The term 'consultative selling' first appeared in the 1970s book Consultative Selling by Mack Hanan. It explores a selling technique in which the salesperson acts as an expert consultant for his or her prospects, asking questions to determine what the prospect needs. The salesperson, in turn, uses that information to select the best possible product (or service) to meet a need.
Consultative selling frequently works hand-in-hand with value-added selling, an approach in which a salesperson presents customer-specific benefits related to their product or service.
The consultative approach, when properly executed, often unearths a great deal of information about the prospect's desires – which makes it easy for the salesperson to take those desires and match them up with benefits related to the product he or she is selling.

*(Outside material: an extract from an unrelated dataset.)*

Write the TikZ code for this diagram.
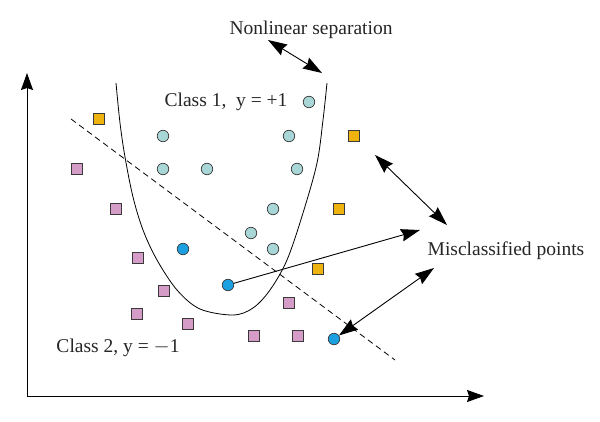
\documentclass[tikz,border=0pt]{standalone}
\usepackage{fontspec}
\setmainfont{Liberation Serif}
\usetikzlibrary{arrows.meta}
\definecolor{tealc}{HTML}{A9D6D6}
\definecolor{bluec}{HTML}{1BA1E2}
\definecolor{goldc}{HTML}{EFB310}
\definecolor{pinkc}{HTML}{D59CC8}
\definecolor{edgec}{HTML}{3A3A3A}
\tikzset{
  pt/.style={circle,draw=edgec,line width=0.7pt,minimum size=11.5pt,inner sep=0pt},
  cl1/.style={pt,fill=tealc},
  mis/.style={pt,fill=bluec},
  sq/.style={rectangle,draw=edgec,line width=0.7pt,minimum size=10.5pt,inner sep=0pt},
  gsq/.style={sq,fill=goldc},
  psq/.style={sq,fill=pinkc},
  lbl/.style={font=\fontsize{19.5}{23}\selectfont,inner sep=0pt,text=black!85},
  arr/.style={line width=0.9pt,-{Stealth[length=19pt,width=12.5pt,inset=2pt]}},
  darr/.style={line width=0.9pt,{Stealth[length=19pt,width=12.5pt,inset=2pt]}-{Stealth[length=19pt,width=12.5pt,inset=2pt]}},
  axis/.style={line width=0.9pt,-{Stealth[length=17pt,width=12pt,inset=2pt]}},
}
\begin{document}
\begin{tikzpicture}[x=1pt,y=-1pt]
\useasboundingbox (0,0) rectangle (600,422);
% axes
\coordinate (O) at (27,396);
\coordinate (ytip) at (27,73);
\coordinate (xtip) at (484,396);
\draw[axis] (O) -- (ytip);
\draw[axis] (O) -- (xtip);
% nonlinear boundary
\draw[line width=0.8pt] plot[smooth,tension=0.55] coordinates {(116,83) (120,123) (125,157) (133,197) (143,230) (157,260) (177,290) (200,309) (233,315) (253,308) (270,290) (287,260) (303,213) (317,163) (323,120) (327,83)};
% linear separator
\coordinate (d1) at (71,119);
\coordinate (d2) at (395,360);
\draw[line width=0.8pt,dash pattern=on 6pt off 4pt] (d1) -- (d2);
% class 1 points
\node[cl1] (c1) at (309,102) {};
\node[cl1] (c2) at (163,136) {};
\node[cl1] (c3) at (289,136) {};
\node[cl1] (c4) at (163,169) {};
\node[cl1] (c5) at (207,169) {};
\node[cl1] (c6) at (297,169) {};
\node[cl1] (c7) at (273,209) {};
\node[cl1] (c8) at (251,233) {};
\node[cl1] (c9) at (273,249) {};
% misclassified blue
\node[mis] (b1) at (183,249) {};
\node[mis] (b2) at (228,285) {};
\node[mis] (b3) at (334,339) {};
% gold squares
\node[gsq] (g1) at (99,119) {};
\node[gsq] (g2) at (354,136) {};
\node[gsq] (g3) at (339,209) {};
\node[gsq] (g4) at (318,269) {};
% pink squares
\node[psq] (p1) at (77,169) {};
\node[psq] (p2) at (116,209) {};
\node[psq] (p3) at (138,258) {};
\node[psq] (p4) at (164,291) {};
\node[psq] (p5) at (289,303) {};
\node[psq] (p6) at (137,314) {};
\node[psq] (p7) at (188,324) {};
\node[psq] (p8) at (254,336) {};
\node[psq] (p9) at (298,336) {};
% labels
\node[lbl] (nl) at (311,30) {Nonlinear separation};
\node[lbl] (k1) at (226,102) {Class 1,\ \ y = +1};
\node[lbl] (k2) at (118,348) {Class 2, y = $-$1};
\node[lbl] (mp) at (506,251) {Misclassified points};
% arrows
\coordinate (n1) at (268,40);
\coordinate (n2) at (322,73);
\draw[darr] (n1) -- (n2);
\coordinate (m1) at (375,155);
\coordinate (m2) at (447,225);
\draw[darr] (m1) -- (m2);
\coordinate (m3) at (420,230);
\draw[arr] (b2) -- (m3);
\coordinate (m4) at (434,268);
\draw[darr] (m4) -- (b3);
\end{tikzpicture}
\end{document}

The biggest advantage of the consultative selling approach is that it helps the salesperson build rapport quickly while simultaneously presenting themselves as an expert resource for their prospects. The rapport-building comes from the salesperson's willingness to share helpful and valuable information with prospects without asking for anything in return. And, once the seller demonstrates their expertise, the potential buyer is likely to reach out to them again whenever they have a question or concern about that area of expertise.
How to Become an Expert
Because presenting yourself as an expert is a crucial part of the consultative selling approach, you'll need to take the time to establish yourself before getting started.

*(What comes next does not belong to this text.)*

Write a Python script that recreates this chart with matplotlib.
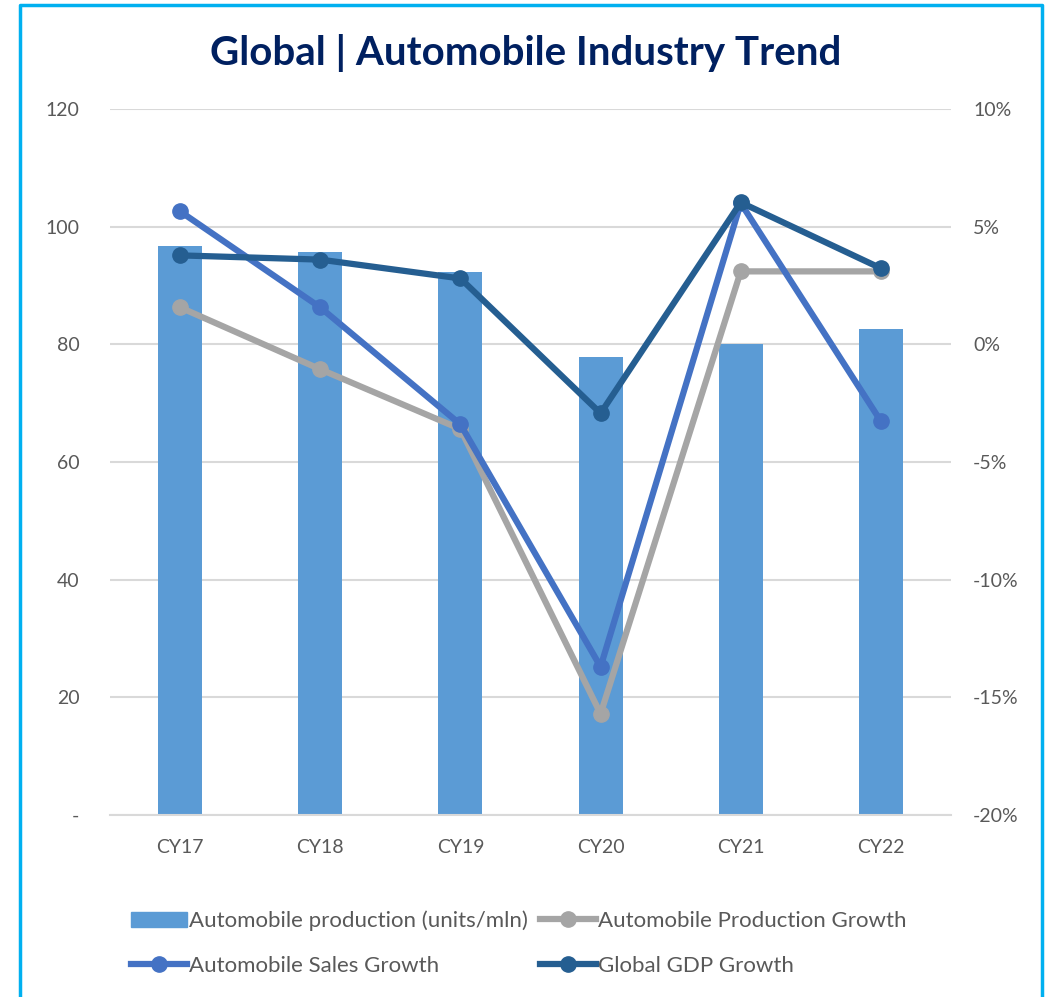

First, you have to acquire that expertise - which is a lot easier than most people think. You probably already have some knowledge about a subject related to what you sell. Building on that knowledge will quickly put you in a position where you know more about the subject than your prospects do, which is all you need to position yourself as an expert.
The second part of becoming an expert is establishing credentials for yourself to support your claim. It can be accomplished by writing blog posts and social media posts as well as collecting testimonials from previous customers. Depending on your area of expertise, you may want to work toward getting certified through a brick-and-mortar or online training program.
Prep Time is Key
Thoroughly qualifying prospects before setting up an appointment is a critical part of the consultative approach. If you don't know ahead of time that your product is the right fit for your prospect, you could waste valuable time during an appointment trying to draw out the prospect for information. In the end, you might even discover that you can't provide what the prospect needs.
Being Big-Hearted Pays
Even if you've done your homework and it turns out that your own product is not really the best possible fit for your prospect, you can still get something out of the experience. In the time-honored holiday classic "Miracle on 34th Street," the Macy's Santa Claus ends up a winner because he sends parents to his competitor (Gimbles) to buy a toy when Macy's is out of the product. Being big-hearted pays off. Referring a prospect to a competitor's product will win you the prospect's eternal respect and gratitude.
You can pretty much count on him for referrals, testimonials, and other assistance even if he never becomes a customer.